New Delhi: The Supreme Court on Tuesday held that arbitrators do not have the power to unilaterally issue binding and enforceable orders determining their own fees.
The judgment was delivered by a bench of Justices D.Y. Chandrachud, Surya Kant, and Sanjiv Khanna. Justice Khanna authored a separate judgment, where he differed on certain aspects with the majority.
The majority judgment by Justices Chandrachud and Surya Kant said: “Arbitrators do not have the power to unilaterally issue binding and enforceable orders determining their own fees. A unilateral determination of fees violates the principles of party autonomy and the doctrine of the prohibition of in rem suam decisions, i.e., the arbitrators cannot be a judge of their own private claim against the parties regarding their remuneration.”
The majority bench added, however, the arbitral tribunal has the discretion to apportion the costs (including arbitrators fee and expenses) between the parties in terms of Section 31(8) and Section 31A of the Arbitration Act and also demand a deposit (advance on costs) in accordance with Section 38 of the Arbitration Act.
It added: “The relationship between parties and arbitrator(s) is contractual in nature. Upon that relationship, the law superimposes a duty upon the arbitrator(s) to act as an impartial and independent adjudicator. The principle of party autonomy plays a substantial role in the determination of arbitrators’ fees.” The bench clarified that the arbitral tribunal is required to conduct the arbitration according to the procedure agreed by the parties.
The top court made these observations in a 205-page judgment in an arbitration matter between Oil and Natural Gas Corporation Limited (ONGC) and Afcons Gunanausa JV.
The ONGC had sought termination of the mandate of an arbitral tribunal and argued that once arbitrators’ fee is specified in the agreement between the parties, they should either accept their appointment on the terms agreed or decline arbitration.
The majority bench said: “Arbitrators shall be entitled to charge a separate fee for the claim and the counter-claim in an ad hoc arbitration proceeding, and the fee ceiling contained in the Fourth Schedule will separately apply to both, when the fee structure of the Fourth Schedule has been made applicable to the ad hoc arbitration.”
The bench said the ceiling of Rs 30,00,000 in the entry at serial No 6 of the Fourth Schedule is applicable to the sum of the base amount (of Rs 19,87,500) and the variable amount over and above it. Consequently, the highest fee payable shall be Rs 30,00,000, it added.
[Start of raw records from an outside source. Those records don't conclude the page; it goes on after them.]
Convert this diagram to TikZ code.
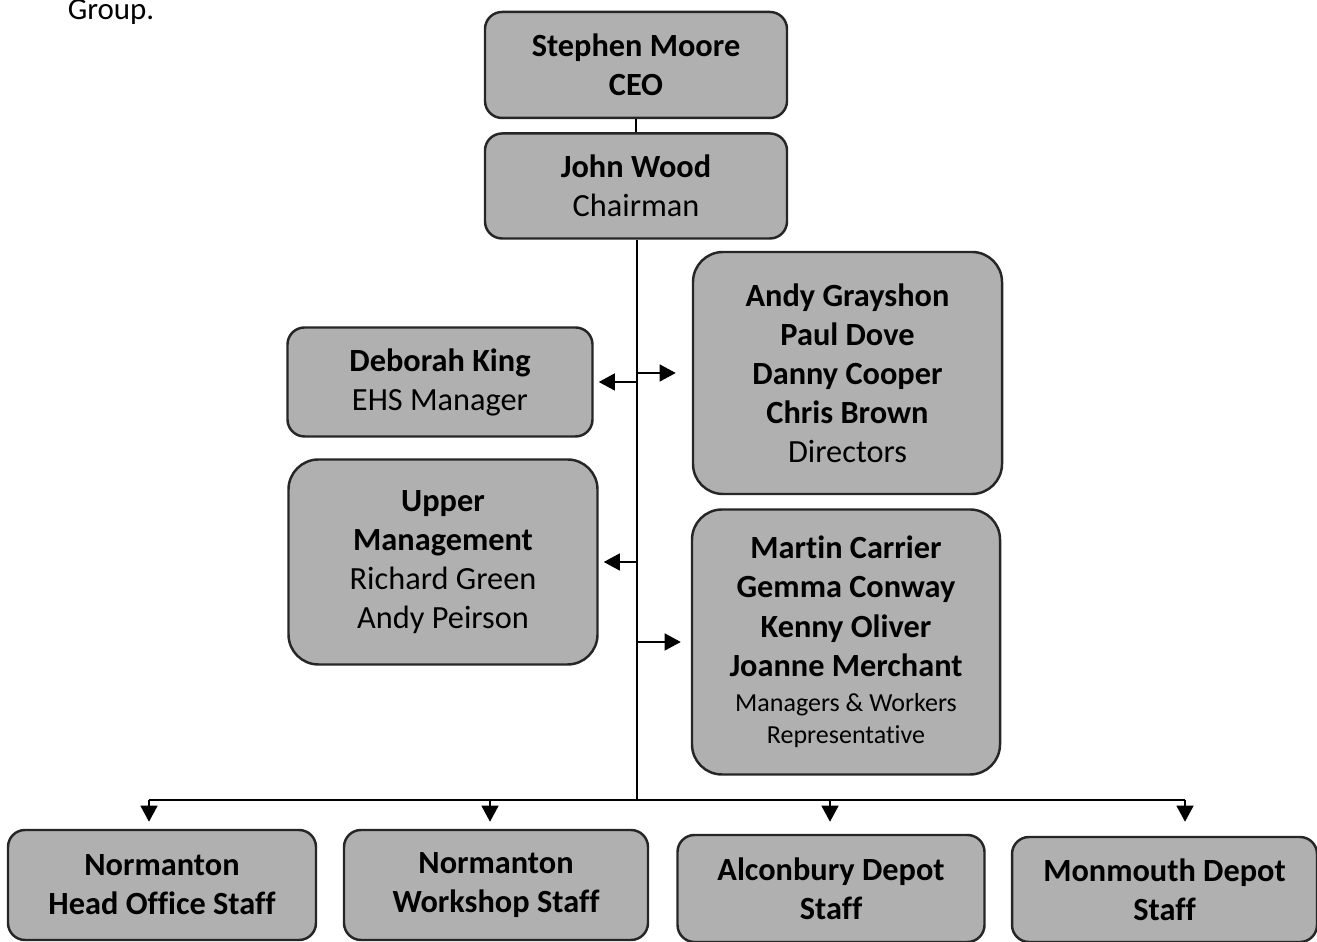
\documentclass[tikz,border=0pt]{standalone}
\usepackage{fontspec}
\setmainfont{Carlito}[Ligatures={NoCommon}]
\usetikzlibrary{arrows.meta}
\definecolor{boxgray}{RGB}{176,176,176}
\newcommand{\smalltxt}{\fontsize{7.4}{9.4}\selectfont}
\tikzset{
  orgbox/.style={draw=black!85, line width=0.7pt, fill=boxgray, rounded corners=0.17cm,
    align=center, inner sep=0pt, font=\fontsize{9.2}{11.1}\selectfont},
  bigbox/.style={orgbox, rounded corners=0.3cm},
  link/.style={line width=0.6pt},
  arr/.style={link, -{Triangle[length=4.6pt,width=4.8pt]}}
}
\begin{document}
\begin{tikzpicture}[>=stealth]
    \useasboundingbox (0,0) rectangle (13.17,9.42);

    % Cut-off caption line at the top
    \node[anchor=base, font=\fontsize{8.8}{10}\selectfont] (cap) at (1.11,9.22) {Group.};

    % Top of the chart
    \node[orgbox, minimum width=3.02cm, minimum height=1.06cm] (ceo) at (6.36,8.77) {\textbf{Stephen Moore}\\\textbf{CEO}};
    \node[orgbox, minimum width=3.02cm, minimum height=1.05cm] (chair) at (6.36,7.56) {\textbf{John Wood}\\Chairman};

    % Left side boxes
    \node[orgbox, minimum width=3.05cm, minimum height=1.09cm] (ehs) at (4.40,5.60) {\textbf{Deborah King}\\EHS Manager};
    \node[bigbox, minimum width=3.09cm, minimum height=2.05cm] (upper) at (4.43,3.80) {\textbf{Upper}\\\textbf{Management}\\Richard Green\\Andy Peirson};

    % Right side boxes
    \node[bigbox, minimum width=3.09cm, minimum height=2.42cm] (dirs) at (8.475,5.69) {\textbf{Andy Grayshon}\\\textbf{Paul Dove}\\\textbf{Danny Cooper}\\\textbf{Chris Brown}\\Directors};
    \node[bigbox, minimum width=3.08cm, minimum height=2.65cm] (mgrs) at (8.46,3.00) {\textbf{Martin Carrier}\\\textbf{Gemma Conway}\\\textbf{Kenny Oliver}\\\textbf{Joanne Merchant}\\[-1pt]\smalltxt Managers \& Workers\\[-2pt]\smalltxt Representative};

    % Staff boxes along the bottom
    \node[orgbox, minimum width=3.08cm, minimum height=1.10cm] (s1) at (1.62,0.57) {\textbf{Normanton}\\\textbf{Head Office Staff}};
    \node[orgbox, minimum width=3.04cm, minimum height=1.10cm] (s2) at (4.96,0.57) {\textbf{Normanton}\\\textbf{Workshop Staff}};
    \node[orgbox, minimum width=3.07cm, minimum height=1.07cm] (s3) at (8.31,0.535) {\textbf{Alconbury Depot}\\\textbf{Staff}};
    \node[orgbox, minimum width=3.05cm, minimum height=1.05cm] (s4) at (11.645,0.525) {\textbf{Monmouth Depot}\\\textbf{Staff}};

    % Trunk
    \coordinate (hub) at (6.37,1.42);
    \draw[link] (ceo) -- (chair);
    \draw[link] (chair.south -| hub) -- (hub);

    % Side arrows off the trunk
    \draw[arr, shorten >=0.05cm] (hub |- ehs) -- (ehs);
    \draw[arr, shorten >=0.16cm] (hub |- dirs) -- (dirs);
    \draw[arr, shorten >=0.05cm] (hub |- upper) -- (upper);
    \draw[arr, shorten >=0.10cm] (hub |- mgrs) -- (mgrs);

    % Drops to the staff boxes
    \coordinate (d1) at (1.49,1.42);
    \coordinate (d2) at (4.90,1.42);
    \coordinate (d3) at (8.30,1.42);
    \coordinate (d4) at (11.85,1.42);
    \draw[link] (d1) -- (d4);
    \draw[arr, shorten >=0.07cm] (d1) -- (d1 |- s1.north);
    \draw[arr, shorten >=0.07cm] (d2) -- (d2 |- s2.north);
    \draw[arr, shorten >=0.12cm] (d3) -- (d3 |- s3.north);
    \draw[arr, shorten >=0.14cm] (d4) -- (d4 |- s4.north);

\end{tikzpicture}
\end{document}
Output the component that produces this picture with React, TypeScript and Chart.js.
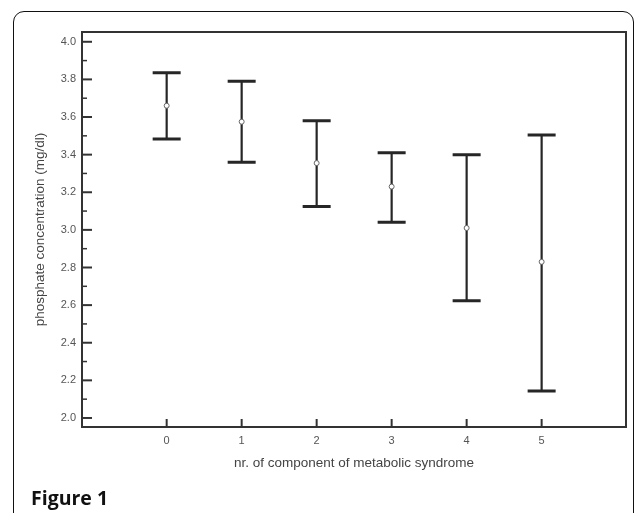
import React, { useEffect, useRef } from "react";
import { Chart, registerables } from "chart.js";

Chart.register(...registerables);

const categories = [0, 1, 2, 3, 4, 5];
const means = [3.66, 3.575, 3.355, 3.23, 3.01, 2.83];
const upperValues = [3.835, 3.79, 3.58, 3.41, 3.4, 3.505];
const lowerValues = [3.483, 3.36, 3.124, 3.04, 2.623, 2.144];
const yTickValues = [2.0, 2.2, 2.4, 2.6, 2.8, 3.0, 3.2, 3.4, 3.6, 3.8, 4.0];
const yMinorTickValues = [2.1, 2.3, 2.5, 2.7, 2.9, 3.1, 3.3, 3.5, 3.7, 3.9];
const xTickValues = [0, 1, 2, 3, 4, 5];
const yTitle = "phosphate concentration (mg/dl)";
const xTitle = "nr. of component of metabolic syndrome";
const figureLabel = "Figure 1";

const FONT = "'Liberation Sans', Arial, sans-serif";

const errorBarPlugin = {
  id: "errorBars",
  beforeDatasetsDraw(chart: any) {
    const { ctx, chartArea: a, scales } = chart;
    const x = scales.x;
    const y = scales.y;
    ctx.save();
    // error bars
    ctx.strokeStyle = "#262626";
    ctx.lineCap = "butt";
    categories.forEach((c, i) => {
      const px = x.getPixelForValue(c);
      const yt = y.getPixelForValue(upperValues[i]);
      const yb = y.getPixelForValue(lowerValues[i]);
      ctx.lineWidth = 2.2;
      ctx.beginPath();
      ctx.moveTo(px, yt);
      ctx.lineTo(px, yb);
      ctx.stroke();
      ctx.lineWidth = 3;
      ctx.beginPath();
      ctx.moveTo(px - 14, yt);
      ctx.lineTo(px + 14, yt);
      ctx.moveTo(px - 14, yb);
      ctx.lineTo(px + 14, yb);
      ctx.stroke();
    });
    // frame
    ctx.strokeStyle = "#333";
    ctx.lineWidth = 2;
    ctx.strokeRect(a.left, a.top, a.right - a.left, a.bottom - a.top);
    // y ticks (inward)
    ctx.lineWidth = 2;
    yTickValues.forEach((v) => {
      const py = y.getPixelForValue(v);
      ctx.beginPath();
      ctx.moveTo(a.left, py);
      ctx.lineTo(a.left + 10, py);
      ctx.stroke();
    });
    ctx.lineWidth = 1.5;
    yMinorTickValues.forEach((v) => {
      const py = y.getPixelForValue(v);
      ctx.beginPath();
      ctx.moveTo(a.left, py);
      ctx.lineTo(a.left + 5, py);
      ctx.stroke();
    });
    // x ticks (inward)
    ctx.lineWidth = 2;
    xTickValues.forEach((v) => {
      const px = x.getPixelForValue(v);
      ctx.beginPath();
      ctx.moveTo(px, a.bottom);
      ctx.lineTo(px, a.bottom - 8);
      ctx.stroke();
    });
    ctx.restore();
  },
};

export default function App() {
  const canvasRef = useRef<HTMLCanvasElement | null>(null);

  useEffect(() => {
    if (!canvasRef.current) return;
    const chart = new Chart(canvasRef.current, {
      type: "scatter",
      data: {
        datasets: [
          {
            data: categories.map((c, i) => ({ x: c, y: means[i] })),
            showLine: false,
            pointRadius: 2.5,
            pointBackgroundColor: "#ffffff",
            pointBorderColor: "#666",
            pointBorderWidth: 1,
          },
        ],
      },
      options: {
        animation: false,
        responsive: false,
        devicePixelRatio: 1,
        layout: { padding: { left: 0, top: 32, right: 9, bottom: 0 } },
        plugins: { legend: { display: false }, tooltip: { enabled: false } },
        scales: {
          x: {
            type: "linear",
            min: -1.129,
            max: 6.125,
            grid: { display: false, drawTicks: false },
            border: { display: false },
            afterBuildTicks: (scale: any) => {
              scale.ticks = xTickValues.map((v) => ({ value: v }));
            },
            afterFit: (scale: any) => {
              scale.height = 86;
            },
            ticks: {
              padding: 7,
              color: "#555",
              font: { family: FONT, size: 11 },
              callback: (v: any) => String(v),
            },
            title: {
              display: true,
              text: xTitle,
              color: "#444",
              font: { family: FONT, size: 13.5 },
              padding: { top: 0, bottom: 42 },
            },
          },
          y: {
            type: "linear",
            min: 1.952,
            max: 4.052,
            grid: { display: false, drawTicks: false },
            border: { display: false },
            afterBuildTicks: (scale: any) => {
              scale.ticks = yTickValues.map((v) => ({ value: v }));
            },
            afterFit: (scale: any) => {
              scale.width = 82;
            },
            ticks: {
              padding: 6,
              color: "#555",
              font: { family: FONT, size: 11 },
              callback: (v: any) => Number(v).toFixed(1),
            },
            title: {
              display: true,
              text: yTitle,
              color: "#444",
              font: { family: FONT, size: 13.5 },
              padding: { top: 32, bottom: 0 },
            },
          },
        },
      },
      plugins: [errorBarPlugin],
    });
    return () => chart.destroy();
  }, []);

  return (
    <div
      style={{
        position: "absolute",
        left: 0,
        top: 0,
        width: 635,
        height: 513,
        overflow: "hidden",
        background: "#fff",
      }}
    >
      <div
        style={{
          position: "absolute",
          left: 13,
          top: 11,
          width: 621,
          height: 540,
          boxSizing: "border-box",
          border: "1.6px solid #111",
          borderRadius: "11px 11px 0 0",
        }}
      />
      <canvas
        ref={canvasRef}
        width={635}
        height={513}
        style={{ position: "absolute", left: 0, top: 0, width: 635, height: 513 }}
      />
      <div
        style={{
          position: "absolute",
          left: 31,
          top: 488,
          lineHeight: 1,
          fontFamily: "'Open Sans', sans-serif",
          fontWeight: 700,
          fontSize: 19.5,
          color: "#111",
          whiteSpace: "nowrap",
        }}
      >
        {figureLabel}
      </div>
    </div>
  );
}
The bench said: “We exercise our powers under Article 142 of the Constitution of India and direct the constitution of a new arbitral tribunal in accordance with the arbitration agreement.”
Justice Khanna authored a separate judgment in the matter, however he agreed with the direction for constitution of a new arbitral tribunal and also agreed that a unilateral increase in arbitrators fee was unacceptable.
“I am unable to concur that in the absence of any agreement between the parties, or the parties and the arbitral tribunal, or a court order fixing the fee, the arbitral tribunal is not entitled to fix the fee, as I am of the opinion that by the implied terms of the contract and as per the provisions of the Arbitration and Conciliation Act, 19961, an arbitral tribunal can fix a reasonable fee, which an aggrieved party, who is not a signatory to the written agreement, can question under sub-section (3) of Section 39 of the A&C Act during the pendency of the arbitration proceedings..,” he said.